__DATA PROVIDED__
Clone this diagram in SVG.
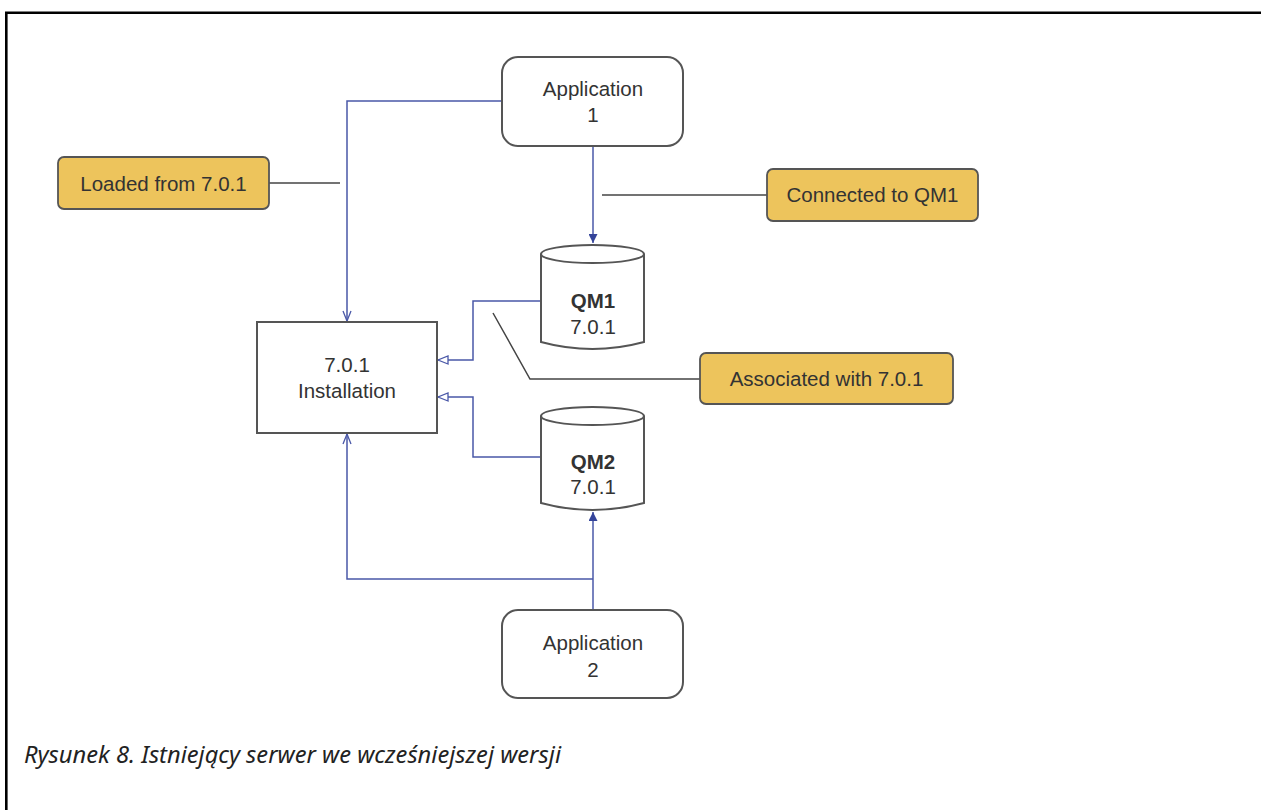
<svg xmlns="http://www.w3.org/2000/svg" width="1261" height="810" viewBox="0 0 1261 810">
  <style>
    .node { fill: #ffffff; stroke: #555555; stroke-width: 2; }
    .note { fill: #edc45c; stroke: #555555; stroke-width: 1.8; }
    .lbl { font-family: "Liberation Sans", Arial, sans-serif; font-size: 20.5px; fill: #333333; text-anchor: middle; }
    .bold { font-weight: bold; }
    .wire { fill: none; stroke: #4a58a8; stroke-width: 1.5; }
    .lead { fill: none; stroke: #444444; stroke-width: 1.5; }
    .caption { font-family: "Noto Sans", "Open Sans", sans-serif; font-style: italic; font-size: 24px; fill: #222222; }
  </style>
  <defs>
    <marker id="solid" viewBox="0 0 10 10" refX="10" refY="5" markerWidth="9" markerHeight="9" markerUnits="userSpaceOnUse" orient="auto">
      <path d="M0,0 L10,5 L0,10 Z" fill="#34449a"/>
    </marker>
    <marker id="hollow" viewBox="0 0 12 10" refX="11" refY="5" markerWidth="12" markerHeight="10" markerUnits="userSpaceOnUse" orient="auto">
      <path d="M1,1 L11,5 L1,9 Z" fill="#ffffff" stroke="#4a58a8" stroke-width="1.3"/>
    </marker>
    <marker id="open" viewBox="0 0 12 10" refX="11" refY="5" markerWidth="12" markerHeight="10" markerUnits="userSpaceOnUse" orient="auto">
      <path d="M1,1 L11,5 L1,9" fill="none" stroke="#4a58a8" stroke-width="1.3"/>
    </marker>
  </defs>

  <!-- figure frame -->
  <path d="M6.3,810 V12.8 H1261" fill="none" stroke="#000000" stroke-width="2.6"/>

  <!-- connectors -->
  <g id="connectors">
    <path class="wire" d="M502,101 H347 V321" marker-end="url(#open)"/>
    <path class="wire" d="M593,146 V243" marker-end="url(#solid)"/>
    <path class="wire" d="M541,301 H473 V360 H438" marker-end="url(#hollow)"/>
    <path class="wire" d="M541,457 H473 V397 H438" marker-end="url(#hollow)"/>
    <path class="wire" d="M593,610 V512" marker-end="url(#solid)"/>
    <path class="wire" d="M593,579 H347 V434" marker-end="url(#open)"/>
    <path class="lead" d="M269,183 H340"/>
    <path class="lead" d="M602,195 H767"/>
    <path class="lead" d="M493,313 L530,379 H700"/>
  </g>

  <g id="app1">
    <rect class="node" x="502" y="57" width="181" height="89" rx="16"/>
    <text class="lbl" x="593" y="96">Application</text>
    <text class="lbl" x="593" y="122">1</text>
  </g>

  <g id="qm1">
    <path class="node" d="M541,254 V342 Q592.5,356 644,342 V254"/>
    <ellipse class="node" cx="592.5" cy="254" rx="51.5" ry="9"/>
    <text class="lbl bold" x="593" y="308">QM1</text>
    <text class="lbl" x="593" y="334">7.0.1</text>
  </g>

  <g id="qm2">
    <path class="node" d="M541,416 V503 Q592.5,517 644,503 V416"/>
    <ellipse class="node" cx="592.5" cy="416" rx="51.5" ry="9"/>
    <text class="lbl bold" x="593" y="469">QM2</text>
    <text class="lbl" x="593" y="494">7.0.1</text>
  </g>

  <g id="installation">
    <rect class="node" x="257" y="322" width="180" height="111"/>
    <text class="lbl" x="347" y="372">7.0.1</text>
    <text class="lbl" x="347" y="398">Installation</text>
  </g>

  <g id="app2">
    <rect class="node" x="502" y="610" width="181" height="88" rx="16"/>
    <text class="lbl" x="593" y="650">Application</text>
    <text class="lbl" x="593" y="677">2</text>
  </g>

  <g id="note-loaded">
    <rect class="note" x="58" y="157" width="211" height="52" rx="6"/>
    <text class="lbl" x="163.5" y="191">Loaded from 7.0.1</text>
  </g>

  <g id="note-connected">
    <rect class="note" x="767" y="169" width="211" height="52" rx="6"/>
    <text class="lbl" x="872.5" y="202">Connected to QM1</text>
  </g>

  <g id="note-associated">
    <rect class="note" x="700" y="353" width="253" height="51" rx="6"/>
    <text class="lbl" x="826.5" y="386">Associated with 7.0.1</text>
  </g>

  <text class="caption" x="24" y="763" textLength="537" lengthAdjust="spacingAndGlyphs">Rysunek 8. Istniejący serwer we wcześniejszej wersji</text>
</svg>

__STATED TASK__
Reproduce the full listing above verbatim, with no pictures included.

__EXERCISE SOLUTION__
Clone this diagram in SVG.
<svg xmlns="http://www.w3.org/2000/svg" width="1261" height="810" viewBox="0 0 1261 810">
  <style>
    .node { fill: #ffffff; stroke: #555555; stroke-width: 2; }
    .note { fill: #edc45c; stroke: #555555; stroke-width: 1.8; }
    .lbl { font-family: "Liberation Sans", Arial, sans-serif; font-size: 20.5px; fill: #333333; text-anchor: middle; }
    .bold { font-weight: bold; }
    .wire { fill: none; stroke: #4a58a8; stroke-width: 1.5; }
    .lead { fill: none; stroke: #444444; stroke-width: 1.5; }
    .caption { font-family: "Noto Sans", "Open Sans", sans-serif; font-style: italic; font-size: 24px; fill: #222222; }
  </style>
  <defs>
    <marker id="solid" viewBox="0 0 10 10" refX="10" refY="5" markerWidth="9" markerHeight="9" markerUnits="userSpaceOnUse" orient="auto">
      <path d="M0,0 L10,5 L0,10 Z" fill="#34449a"/>
    </marker>
    <marker id="hollow" viewBox="0 0 12 10" refX="11" refY="5" markerWidth="12" markerHeight="10" markerUnits="userSpaceOnUse" orient="auto">
      <path d="M1,1 L11,5 L1,9 Z" fill="#ffffff" stroke="#4a58a8" stroke-width="1.3"/>
    </marker>
    <marker id="open" viewBox="0 0 12 10" refX="11" refY="5" markerWidth="12" markerHeight="10" markerUnits="userSpaceOnUse" orient="auto">
      <path d="M1,1 L11,5 L1,9" fill="none" stroke="#4a58a8" stroke-width="1.3"/>
    </marker>
  </defs>

  <!-- figure frame -->
  <path d="M6.3,810 V12.8 H1261" fill="none" stroke="#000000" stroke-width="2.6"/>

  <!-- connectors -->
  <g id="connectors">
    <path class="wire" d="M502,101 H347 V321" marker-end="url(#open)"/>
    <path class="wire" d="M593,146 V243" marker-end="url(#solid)"/>
    <path class="wire" d="M541,301 H473 V360 H438" marker-end="url(#hollow)"/>
    <path class="wire" d="M541,457 H473 V397 H438" marker-end="url(#hollow)"/>
    <path class="wire" d="M593,610 V512" marker-end="url(#solid)"/>
    <path class="wire" d="M593,579 H347 V434" marker-end="url(#open)"/>
    <path class="lead" d="M269,183 H340"/>
    <path class="lead" d="M602,195 H767"/>
    <path class="lead" d="M493,313 L530,379 H700"/>
  </g>

  <g id="app1">
    <rect class="node" x="502" y="57" width="181" height="89" rx="16"/>
    <text class="lbl" x="593" y="96">Application</text>
    <text class="lbl" x="593" y="122">1</text>
  </g>

  <g id="qm1">
    <path class="node" d="M541,254 V342 Q592.5,356 644,342 V254"/>
    <ellipse class="node" cx="592.5" cy="254" rx="51.5" ry="9"/>
    <text class="lbl bold" x="593" y="308">QM1</text>
    <text class="lbl" x="593" y="334">7.0.1</text>
  </g>

  <g id="qm2">
    <path class="node" d="M541,416 V503 Q592.5,517 644,503 V416"/>
    <ellipse class="node" cx="592.5" cy="416" rx="51.5" ry="9"/>
    <text class="lbl bold" x="593" y="469">QM2</text>
    <text class="lbl" x="593" y="494">7.0.1</text>
  </g>

  <g id="installation">
    <rect class="node" x="257" y="322" width="180" height="111"/>
    <text class="lbl" x="347" y="372">7.0.1</text>
    <text class="lbl" x="347" y="398">Installation</text>
  </g>

  <g id="app2">
    <rect class="node" x="502" y="610" width="181" height="88" rx="16"/>
    <text class="lbl" x="593" y="650">Application</text>
    <text class="lbl" x="593" y="677">2</text>
  </g>

  <g id="note-loaded">
    <rect class="note" x="58" y="157" width="211" height="52" rx="6"/>
    <text class="lbl" x="163.5" y="191">Loaded from 7.0.1</text>
  </g>

  <g id="note-connected">
    <rect class="note" x="767" y="169" width="211" height="52" rx="6"/>
    <text class="lbl" x="872.5" y="202">Connected to QM1</text>
  </g>

  <g id="note-associated">
    <rect class="note" x="700" y="353" width="253" height="51" rx="6"/>
    <text class="lbl" x="826.5" y="386">Associated with 7.0.1</text>
  </g>

  <text class="caption" x="24" y="763" textLength="537" lengthAdjust="spacingAndGlyphs">Rysunek 8. Istniejący serwer we wcześniejszej wersji</text>
</svg>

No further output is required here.